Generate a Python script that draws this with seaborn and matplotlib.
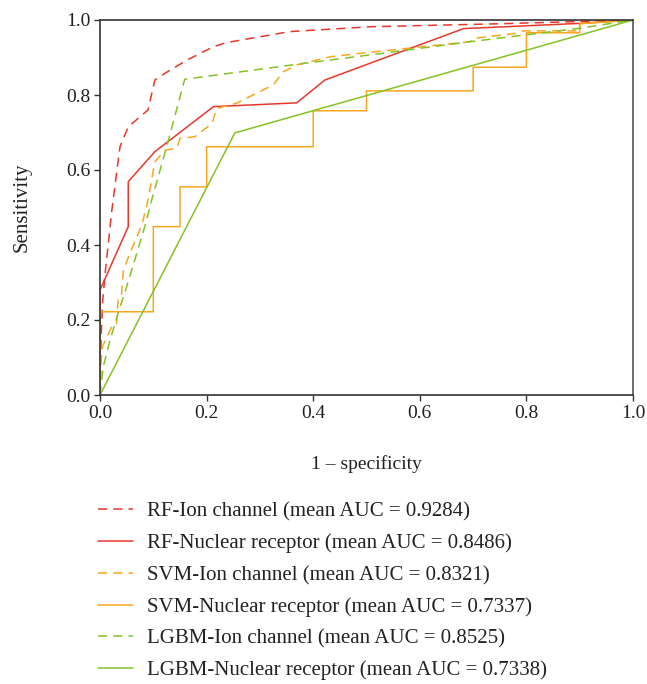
import numpy as np
import pandas as pd
import matplotlib
matplotlib.use("Agg")
import matplotlib.pyplot as plt
import seaborn as sns

sns.set_style("white")
plt.rcParams["font.family"] = ["Liberation Serif", "DejaVu Serif"]

# ROC curve vertices (false positive rate, true positive rate)
rf_ion_fpr = [0.0, 0.002, 0.005, 0.010, 0.016, 0.022, 0.0375, 0.053, 0.075, 0.090, 0.103, 0.122,
              0.163, 0.213, 0.238, 0.356, 0.507, 0.75, 1.0]
rf_ion_tpr = [0.0, 0.15, 0.25, 0.33, 0.41, 0.49, 0.662, 0.715, 0.742, 0.76, 0.84, 0.858,
              0.893, 0.929, 0.94, 0.969, 0.982, 0.99, 1.0]

rf_nr_fpr = [0.0, 0.0, 0.053, 0.053, 0.103, 0.213, 0.369, 0.422, 0.682, 0.90, 1.0]
rf_nr_tpr = [0.0, 0.28, 0.449, 0.569, 0.649, 0.769, 0.779, 0.84, 0.977, 0.991, 1.0]

svm_ion_fpr = [0.0, 0.0017, 0.005, 0.022, 0.031, 0.034, 0.040, 0.044, 0.056, 0.072, 0.081, 0.090,
               0.103, 0.122, 0.144, 0.150, 0.178, 0.210, 0.219, 0.256, 0.325, 0.344, 0.369,
               0.432, 0.507, 0.694, 0.70, 0.78, 0.788, 0.90, 0.90, 1.0]
svm_ion_tpr = [0.0, 0.085, 0.13, 0.182, 0.187, 0.253, 0.262, 0.333, 0.378, 0.431, 0.467, 0.52,
               0.622, 0.653, 0.658, 0.684, 0.689, 0.724, 0.764, 0.778, 0.827, 0.862, 0.88,
               0.902, 0.914, 0.942, 0.951, 0.964, 0.971, 0.971, 0.991, 1.0]

svm_nr_fpr = [0.0, 0.0, 0.1, 0.1, 0.15, 0.15, 0.2, 0.2, 0.4, 0.4, 0.5, 0.5, 0.7, 0.7,
              0.8, 0.8, 0.9, 0.9, 1.0]
svm_nr_tpr = [0.0, 0.222, 0.222, 0.449, 0.449, 0.555, 0.555, 0.662, 0.662, 0.758, 0.758,
              0.811, 0.811, 0.874, 0.874, 0.966, 0.966, 0.99, 1.0]

lgbm_ion_fpr = [0.0, 0.006, 0.019, 0.034, 0.050, 0.069, 0.084, 0.097, 0.125, 0.159, 0.381,
                0.507, 0.694, 0.90, 1.0]
lgbm_ion_tpr = [0.0, 0.075, 0.147, 0.218, 0.289, 0.378, 0.449, 0.52, 0.662, 0.842, 0.884,
                0.907, 0.942, 0.978, 1.0]

lgbm_nr_fpr = [0.0, 0.253, 1.0]
lgbm_nr_tpr = [0.0, 0.699, 1.0]

labels = [
    "RF-Ion channel (mean AUC = 0.9284)",
    "RF-Nuclear receptor (mean AUC = 0.8486)",
    "SVM-Ion channel (mean AUC = 0.8321)",
    "SVM-Nuclear receptor (mean AUC = 0.7337)",
    "LGBM-Ion channel (mean AUC = 0.8525)",
    "LGBM-Nuclear receptor (mean AUC = 0.7338)",
]
curves = [
    (rf_ion_fpr, rf_ion_tpr),
    (rf_nr_fpr, rf_nr_tpr),
    (svm_ion_fpr, svm_ion_tpr),
    (svm_nr_fpr, svm_nr_tpr),
    (lgbm_ion_fpr, lgbm_ion_tpr),
    (lgbm_nr_fpr, lgbm_nr_tpr),
]
colors = ["#e8372b", "#e8372b", "#f7a71c", "#f7a71c", "#84c225", "#84c225"]
dashed = [True, False, True, False, True, False]

fig = plt.figure(figsize=(6.47, 6.84), dpi=100)
ax = fig.add_axes([100 / 647, 1 - 395 / 684, 533 / 647, 375 / 684])

handles = []
for (fpr, tpr), lab, col, dsh in zip(curves, labels, colors, dashed):
    df = pd.DataFrame({"fpr": fpr, "tpr": tpr})
    sns.lineplot(data=df, x="fpr", y="tpr", sort=False, estimator=None, ax=ax,
                 color=col, linewidth=1.1, label=lab)
    line = ax.get_lines()[-1]
    if dsh:
        line.set_dashes((6, 4))
    handles.append(line)

ax.set_xlim(0, 1)
ax.set_ylim(0, 1)
ticks = [0.0, 0.2, 0.4, 0.6, 0.8, 1.0]
ax.set_xticks(ticks)
ax.set_yticks(ticks)
ax.set_xticklabels([f"{t:.1f}" for t in ticks])
ax.set_yticklabels([f"{t:.1f}" for t in ticks])
ax.tick_params(axis="both", which="both", direction="out", length=4, width=1,
               color="#333333", labelsize=14, labelcolor="#222222", pad=3,
               bottom=True, left=True, top=False, right=False)
for side in ["left", "bottom", "top", "right"]:
    ax.spines[side].set_color("#333333")
    ax.spines[side].set_linewidth(1.2)
ax.spines["right"].set_color("#555555")

ax.set_xlabel("1 \u2013 specificity", fontsize=14, color="#222222", labelpad=24)
ax.set_ylabel("Sensitivity", fontsize=15, color="#222222", labelpad=25)

ax.get_legend().remove()
fig.legend(handles=handles, labels=labels, loc="upper left",
           bbox_to_anchor=(98 / 647, 1 - 502 / 684), frameon=False, fontsize=15,
           borderpad=0, borderaxespad=0,
           handlelength=1.68, handletextpad=0.67, labelspacing=0.58,
           labelcolor="#222222")

fig.savefig("out.png", dpi=100)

» DO THIS
All of the material above should be reproduced exactly, except the pictures.

» OUTPUT FOR THIS TASK
Generate a Python script that draws this with seaborn and matplotlib.
import numpy as np
import pandas as pd
import matplotlib
matplotlib.use("Agg")
import matplotlib.pyplot as plt
import seaborn as sns

sns.set_style("white")
plt.rcParams["font.family"] = ["Liberation Serif", "DejaVu Serif"]

# ROC curve vertices (false positive rate, true positive rate)
rf_ion_fpr = [0.0, 0.002, 0.005, 0.010, 0.016, 0.022, 0.0375, 0.053, 0.075, 0.090, 0.103, 0.122,
              0.163, 0.213, 0.238, 0.356, 0.507, 0.75, 1.0]
rf_ion_tpr = [0.0, 0.15, 0.25, 0.33, 0.41, 0.49, 0.662, 0.715, 0.742, 0.76, 0.84, 0.858,
              0.893, 0.929, 0.94, 0.969, 0.982, 0.99, 1.0]

rf_nr_fpr = [0.0, 0.0, 0.053, 0.053, 0.103, 0.213, 0.369, 0.422, 0.682, 0.90, 1.0]
rf_nr_tpr = [0.0, 0.28, 0.449, 0.569, 0.649, 0.769, 0.779, 0.84, 0.977, 0.991, 1.0]

svm_ion_fpr = [0.0, 0.0017, 0.005, 0.022, 0.031, 0.034, 0.040, 0.044, 0.056, 0.072, 0.081, 0.090,
               0.103, 0.122, 0.144, 0.150, 0.178, 0.210, 0.219, 0.256, 0.325, 0.344, 0.369,
               0.432, 0.507, 0.694, 0.70, 0.78, 0.788, 0.90, 0.90, 1.0]
svm_ion_tpr = [0.0, 0.085, 0.13, 0.182, 0.187, 0.253, 0.262, 0.333, 0.378, 0.431, 0.467, 0.52,
               0.622, 0.653, 0.658, 0.684, 0.689, 0.724, 0.764, 0.778, 0.827, 0.862, 0.88,
               0.902, 0.914, 0.942, 0.951, 0.964, 0.971, 0.971, 0.991, 1.0]

svm_nr_fpr = [0.0, 0.0, 0.1, 0.1, 0.15, 0.15, 0.2, 0.2, 0.4, 0.4, 0.5, 0.5, 0.7, 0.7,
              0.8, 0.8, 0.9, 0.9, 1.0]
svm_nr_tpr = [0.0, 0.222, 0.222, 0.449, 0.449, 0.555, 0.555, 0.662, 0.662, 0.758, 0.758,
              0.811, 0.811, 0.874, 0.874, 0.966, 0.966, 0.99, 1.0]

lgbm_ion_fpr = [0.0, 0.006, 0.019, 0.034, 0.050, 0.069, 0.084, 0.097, 0.125, 0.159, 0.381,
                0.507, 0.694, 0.90, 1.0]
lgbm_ion_tpr = [0.0, 0.075, 0.147, 0.218, 0.289, 0.378, 0.449, 0.52, 0.662, 0.842, 0.884,
                0.907, 0.942, 0.978, 1.0]

lgbm_nr_fpr = [0.0, 0.253, 1.0]
lgbm_nr_tpr = [0.0, 0.699, 1.0]

labels = [
    "RF-Ion channel (mean AUC = 0.9284)",
    "RF-Nuclear receptor (mean AUC = 0.8486)",
    "SVM-Ion channel (mean AUC = 0.8321)",
    "SVM-Nuclear receptor (mean AUC = 0.7337)",
    "LGBM-Ion channel (mean AUC = 0.8525)",
    "LGBM-Nuclear receptor (mean AUC = 0.7338)",
]
curves = [
    (rf_ion_fpr, rf_ion_tpr),
    (rf_nr_fpr, rf_nr_tpr),
    (svm_ion_fpr, svm_ion_tpr),
    (svm_nr_fpr, svm_nr_tpr),
    (lgbm_ion_fpr, lgbm_ion_tpr),
    (lgbm_nr_fpr, lgbm_nr_tpr),
]
colors = ["#e8372b", "#e8372b", "#f7a71c", "#f7a71c", "#84c225", "#84c225"]
dashed = [True, False, True, False, True, False]

fig = plt.figure(figsize=(6.47, 6.84), dpi=100)
ax = fig.add_axes([100 / 647, 1 - 395 / 684, 533 / 647, 375 / 684])

handles = []
for (fpr, tpr), lab, col, dsh in zip(curves, labels, colors, dashed):
    df = pd.DataFrame({"fpr": fpr, "tpr": tpr})
    sns.lineplot(data=df, x="fpr", y="tpr", sort=False, estimator=None, ax=ax,
                 color=col, linewidth=1.1, label=lab)
    line = ax.get_lines()[-1]
    if dsh:
        line.set_dashes((6, 4))
    handles.append(line)

ax.set_xlim(0, 1)
ax.set_ylim(0, 1)
ticks = [0.0, 0.2, 0.4, 0.6, 0.8, 1.0]
ax.set_xticks(ticks)
ax.set_yticks(ticks)
ax.set_xticklabels([f"{t:.1f}" for t in ticks])
ax.set_yticklabels([f"{t:.1f}" for t in ticks])
ax.tick_params(axis="both", which="both", direction="out", length=4, width=1,
               color="#333333", labelsize=14, labelcolor="#222222", pad=3,
               bottom=True, left=True, top=False, right=False)
for side in ["left", "bottom", "top", "right"]:
    ax.spines[side].set_color("#333333")
    ax.spines[side].set_linewidth(1.2)
ax.spines["right"].set_color("#555555")

ax.set_xlabel("1 \u2013 specificity", fontsize=14, color="#222222", labelpad=24)
ax.set_ylabel("Sensitivity", fontsize=15, color="#222222", labelpad=25)

ax.get_legend().remove()
fig.legend(handles=handles, labels=labels, loc="upper left",
           bbox_to_anchor=(98 / 647, 1 - 502 / 684), frameon=False, fontsize=15,
           borderpad=0, borderaxespad=0,
           handlelength=1.68, handletextpad=0.67, labelspacing=0.58,
           labelcolor="#222222")

fig.savefig("out.png", dpi=100)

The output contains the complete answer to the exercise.